What is required
Every line from the start of the records through the line with "const yTicks = [0, 2, 4, 6, 8, 10, 12];" is to be written out exactly; pictures are not.

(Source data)
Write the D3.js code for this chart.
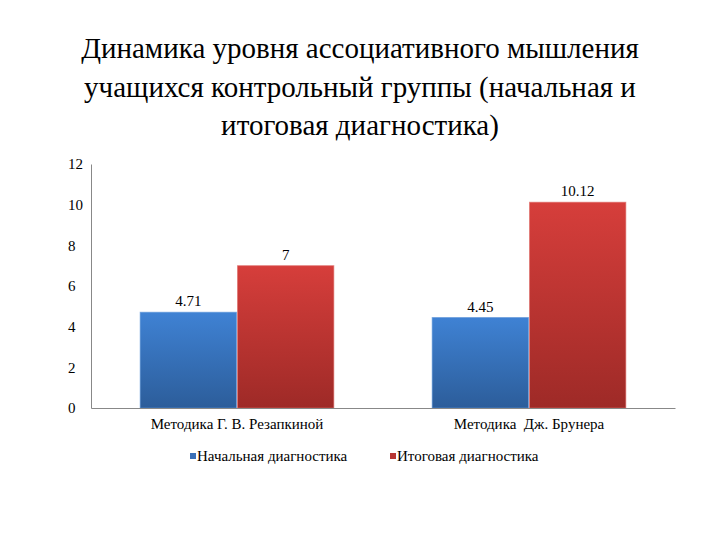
<!DOCTYPE html>
<html lang="ru"><head><meta charset="utf-8">
<script src="https://cdn.jsdelivr.net/npm/d3@7"></script>
</head><body style="margin:0">
<svg id="chart" width="720" height="540" font-family="Liberation Serif, Tinos, Noto Serif, DejaVu Serif, serif"></svg>
<script>
const titleLines = ["Динамика уровня ассоциативного мышления", "учащихся контрольный группы (начальная и", "итоговая диагностика)"];
const categories = ["Методика Г. В. Резапкиной", "Методика  Дж. Брунера"];
const seriesNames = ["Начальная диагностика", "Итоговая диагностика"];
const initialValues = [4.71, 4.45];
const finalValues = [7, 10.12];
const valueLabels = [["4.71", "4.45"], ["7", "10.12"]];
const yTicks = [0, 2, 4, 6, 8, 10, 12];

const FONT = '"Liberation Serif", "Tinos", "Noto Serif", "DejaVu Serif", serif';
const svg = d3.select("#chart");
const defs = svg.append("defs");
const grads = [["#3f82d4", "#2c5d9a", "#5b94d8"], ["#d63e3b", "#9e2a27", "#dd6a66"]];
grads.forEach((g, i) => {
  const lg = defs.append("linearGradient").attr("id", "g" + i).attr("x1", 0).attr("y1", 0).attr("x2", 0).attr("y2", 1);
  lg.append("stop").attr("offset", "0%").attr("stop-color", g[0]);
  lg.append("stop").attr("offset", "100%").attr("stop-color", g[1]);
});

// title: one text element per line
titleLines.forEach((t, i) => {
  svg.append("text").attr("x", 360).attr("y", 58 + i * 38.5).attr("text-anchor", "middle")
    .style("font-family", FONT).attr("font-size", 29).attr("fill", "#000").text(t);
});

const pLeft = 91, pRight = 675, pTop = 164, pBottom = 408;
const x0 = d3.scaleBand().domain(categories).range([pLeft, pRight]).padding(0);
const x1 = d3.scaleBand().domain([0, 1]).range([0, x0.bandwidth()]).paddingInner(0).paddingOuter(0.5);
const y = d3.scaleLinear().domain([0, 12]).range([pBottom, pTop]);

const series = [initialValues, finalValues];
const data = [];
categories.forEach((c, ci) => series.forEach((s, si) => data.push({c, ci, si, v: s[ci], label: valueLabels[si][ci]})));

svg.append("g").selectAll("rect").data(data).join("rect")
  .attr("x", d => x0(d.c) + x1(d.si) + 0.5)
  .attr("y", d => y(d.v))
  .attr("width", x1.bandwidth() - 1)
  .attr("height", d => y(0) - y(d.v))
  .attr("fill", d => `url(#g${d.si})`)
  .attr("stroke", d => grads[d.si][2]).attr("stroke-width", 1).attr("stroke-opacity", 0.6);

data.forEach(d => {
  svg.append("text")
    .attr("x", x0(d.c) + x1(d.si) + x1.bandwidth() / 2)
    .attr("y", y(d.v) - 6)
    .attr("text-anchor", "middle").style("font-family", FONT).attr("font-size", 15).attr("fill", "#000")
    .text(d.label);
});

// y axis
const yAxis = svg.append("g").attr("transform", `translate(${pLeft},0)`)
  .call(d3.axisLeft(y).tickValues(yTicks).tickSize(0).tickPadding(12));
yAxis.attr("font-family", null).attr("font-size", null);
yAxis.select(".domain").attr("stroke", "#888");
yAxis.selectAll(".tick text").style("font-family", FONT).attr("font-size", 15).attr("fill", "#000")
  .attr("text-anchor", "start").attr("x", -23);

// x axis
const xAxis = svg.append("g").attr("transform", `translate(0,${pBottom})`)
  .call(d3.axisBottom(x0).tickSize(0).tickPadding(10));
xAxis.attr("font-family", null).attr("font-size", null);
xAxis.select(".domain").attr("stroke", "#888");
xAxis.selectAll(".tick text").style("font-family", FONT).attr("font-size", 15).attr("fill", "#000").style("white-space", "pre");

// legend
const legX = [190, 390];
const colors = ["#3a6fb8", "#b83633"];
seriesNames.forEach((n, i) => {
  svg.append("rect").attr("x", legX[i]).attr("y", 453).attr("width", 6).attr("height", 6).attr("fill", colors[i]);
  svg.append("text").attr("x", legX[i] + 7).attr("y", 461).style("font-family", FONT).attr("font-size", 15).attr("fill", "#000").text(n);
});
</script>
</body></html>
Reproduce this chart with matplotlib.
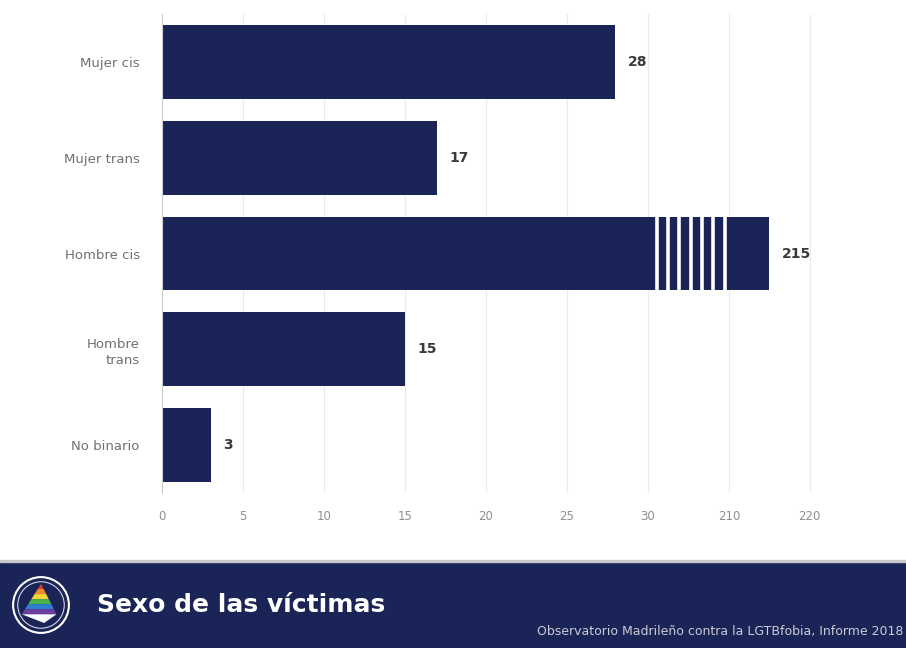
import matplotlib
matplotlib.use("Agg")
import matplotlib.pyplot as plt
import numpy as np
from matplotlib.patches import Circle, Polygon, Rectangle

categories = ["Mujer cis", "Mujer trans", "Hombre cis", "Hombre\ntrans", "No binario"]
values = [28, 17, 215, 15, 3]
tick_values = [0, 5, 10, 15, 20, 25, 30, 210, 220]
tick_labels = ["0", "5", "10", "15", "20", "25", "30", "210", "220"]

title = "Sexo de las víctimas"
source = "Observatorio Madrileño contra la LGTBfobia, Informe 2018"

NAVY = "#1b2456"

def fwd(v):
    v = np.asarray(v, dtype=float)
    return np.where(v <= 30, v,
           np.where(v <= 210, 30 + (v - 30) * 5.0 / 180.0, 35 + (v - 210) * 0.5))

def inv(p):
    p = np.asarray(p, dtype=float)
    return np.where(p <= 30, p,
           np.where(p <= 35, 30 + (p - 30) * 180.0 / 5.0, 210 + (p - 35) / 0.5))

fig = plt.figure(figsize=(9.06, 6.48), dpi=100)
plt.rcParams['font.family'] = ['DejaVu Sans']

ax = fig.add_axes([162/906, 155/648, 664/906, 479/648])
ax.set_xscale('function', functions=(fwd, inv))

y = np.arange(len(categories))
ax.barh(y, values, height=0.77, color=NAVY, zorder=2)
ax.set_ylim(4.5, -0.5)
ax.set_xlim(0, 222)

# break stripes on bars exceeding the break
for yi, v in zip(y, values):
    if v > 30:
        for p in np.linspace(30.55, 34.75, 7):
            xv = float(inv(p))
            ax.vlines(xv, yi - 0.385, yi + 0.385, color="white", lw=2.6, zorder=3)

for yi, v in zip(y, values):
    ax.annotate(str(v), (v, yi), xytext=(9, 0), textcoords="offset points",
                va="center", ha="left", fontsize=10, fontweight="bold", color="#3a3a3a")

ax.set_xticks(tick_values)
ax.set_xticklabels(tick_labels, fontsize=8.5, color="#8f8f8f")
ax.set_yticks(y)
ax.set_yticklabels(categories, fontsize=9.5, color="#707070", linespacing=1.3)
ax.tick_params(axis='both', length=0, pad=12)
ax.tick_params(axis='y', pad=16)
ax.grid(axis='x', color="#ececec", lw=0.8, zorder=0)
for s in ["top", "right", "bottom"]:
    ax.spines[s].set_visible(False)
ax.spines["left"].set_color("#cccccc")
ax.spines["left"].set_linewidth(0.8)

# footer band
fig.patches.append(Rectangle((0, 0), 1, 86/648, transform=fig.transFigure,
                             color=NAVY, zorder=0))
fig.patches.append(Rectangle((0, 86/648), 1, 2/648, transform=fig.transFigure,
                             color="#c8c8cc", zorder=0))
fig.text(97/906, 43/648, title, color="white", fontsize=18, fontweight="bold",
         va="center", ha="left")
fig.text(903/906, 16/648, source, color="#c9cbd6", fontsize=9, va="center", ha="right")

# logo
lax = fig.add_axes([10/906, 12/648, 62/906, 62/648], zorder=5)
lax.set_xlim(-1, 1); lax.set_ylim(-1, 1); lax.set_aspect('equal'); lax.axis('off')
lax.patch.set_alpha(0)
lax.add_patch(Circle((0, 0), 0.9, facecolor="none", edgecolor="white", lw=1.5))
lax.add_patch(Circle((0, 0), 0.75, facecolor="none", edgecolor="#cfd3e6", lw=0.8))
cols = ["#d93b3b", "#f08a2c", "#f3d23a", "#4cb24a", "#2f7fd0", "#6b3fa0"]
top, bot, lx, rx = 0.68, -0.3, -0.62, 0.5
h = (top - bot) / len(cols)
for i, c in enumerate(cols):
    y0 = top - i * h
    y1 = y0 - h
    def xl(yy): return (yy - top) / (bot - top) * lx
    def xr(yy): return (yy - top) / (bot - top) * rx
    lax.add_patch(Polygon([[xl(y0), y0], [xr(y0), y0], [xr(y1), y1], [xl(y1), y1]],
                          closed=True, color=c, lw=0))
lax.add_patch(Polygon([[lx, bot], [rx, bot], [0.1, -0.58]], closed=True,
                      color="white", lw=0))

fig.savefig("out.png", dpi=100)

The completed task
Write the D3.js code for this chart.
<!DOCTYPE html>
<html lang="ru"><head><meta charset="utf-8">
<script src="https://cdn.jsdelivr.net/npm/d3@7"></script>
</head><body style="margin:0">
<svg id="chart" width="720" height="540" font-family="Liberation Serif, Tinos, Noto Serif, DejaVu Serif, serif"></svg>
<script>
const titleLines = ["Динамика уровня ассоциативного мышления", "учащихся контрольный группы (начальная и", "итоговая диагностика)"];
const categories = ["Методика Г. В. Резапкиной", "Методика  Дж. Брунера"];
const seriesNames = ["Начальная диагностика", "Итоговая диагностика"];
const initialValues = [4.71, 4.45];
const finalValues = [7, 10.12];
const valueLabels = [["4.71", "4.45"], ["7", "10.12"]];
const yTicks = [0, 2, 4, 6, 8, 10, 12];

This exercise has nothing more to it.